The Dollar/Yen settled higher last week after hitting its lowest level since March 2018 on August 26. Early in the week, the Forex pair spiked to the downside in reaction to volatile events on August 23. That day, U.S. equity markets plunged after China announced new tariffs on the United States, and the U.S. retaliated by increasing its tariffs on the world’s second-largest economy. President Trump also ordered U.S. companies to leave China, signaling an escalation of the trade war.
Last week, the USD/JPY settled at 106.271, up 0.851 or +0.81%.
The USD/JPY hit its low of the week and rallied sharply higher after President Trump said Beijing was actively reaching out to Washington to resume trade negotiations and “make a deal” to end a spiraling trade war. Trump made his remarks at a Group of Seven (G-7) summit in France with fellow world leaders, many of who had expressed concern over the impact of a deepening trade war between China and the U.S.
“I think we’re going to have a deal, because now we’re dealing on proper terms.
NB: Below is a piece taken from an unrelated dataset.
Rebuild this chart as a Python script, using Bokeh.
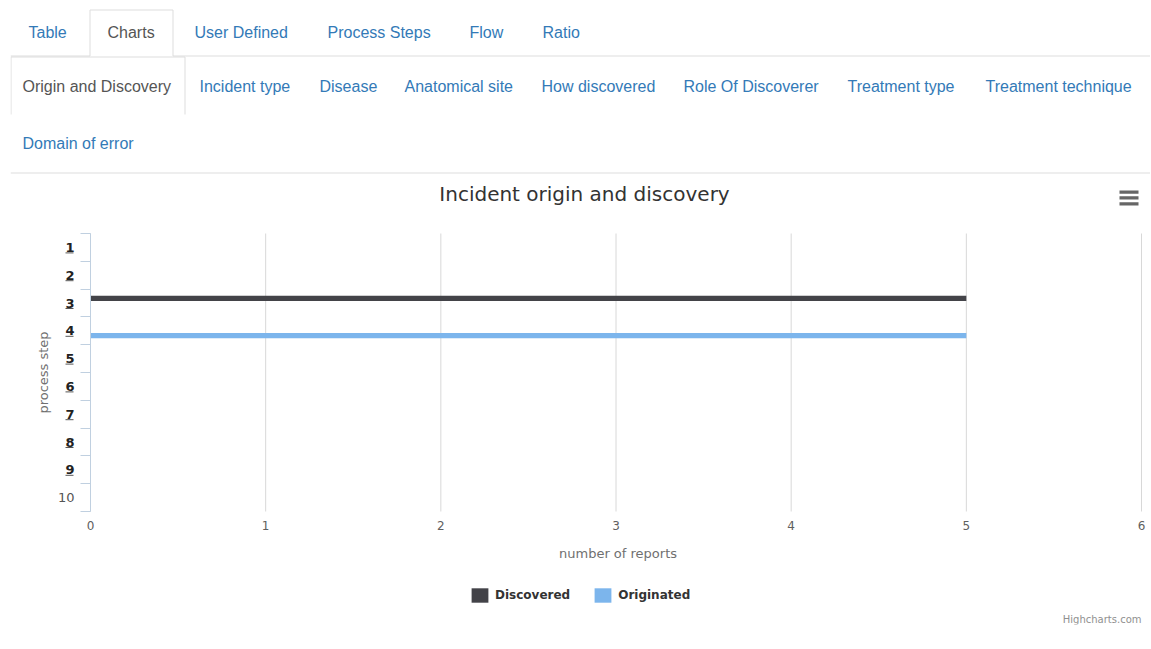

They understand and we understand,” Mr. Trump said. “Very big things are happening with China.’
Later in the week, the 2-year/10-year U.S. Treasury yield curve inverted, which some believe is signaling a future recession, however, the USD/JPY remained supported by increasing demand for risky assets.
The Dollar/Yen was further supported on August 29 after China said it is willing to calmly resolve the trade dispute with the United States and is against any further escalation in tensions, Gao Feng, spokesman for China’s Ministry of Commerce, said Thursday.
“We firmly reject an escalation of the trade war, and are willing to negotiate and collaborate in order to solve this problem with a calm attitude,” Gao said, according to a CNBC translation of his Mandarin-language remarks. He noted that the Chinese and U.S. trade delegations have maintained “effective” communication.
Shortly after Gao’s comments were released, the United States and China announced that trade talks would begin on Thursday, September 5.
This week, the direction of the USD/JPY is likely to be driven by Treasury yields and trader demand for risk. If risk is on and yields rise along with U.S. equities then look for the USD/JPY to strengthen. Weaker yields and a drop in demand for stocks will send investors into the safety of the Japanese Yen.
The catalysts this week are the resumption of trade talks on September 5 and Friday’s U.S. Non-Farm Payrolls report. Investors will likely be trading off of daily progress reports from the trade talks.
The U.S. Non-Farm Employment Change is expected to show the economy added 168K jobs in August, up from 164K. Average Hourly Earnings are expected to come in at 0.3%, matching last month’s increase. The Unemployment Rate is expected to hold steady at 3.7%.
A weaker-than-expected jobs report could raise questions about the strength of the economy. This could weaken the Dollar/Yen.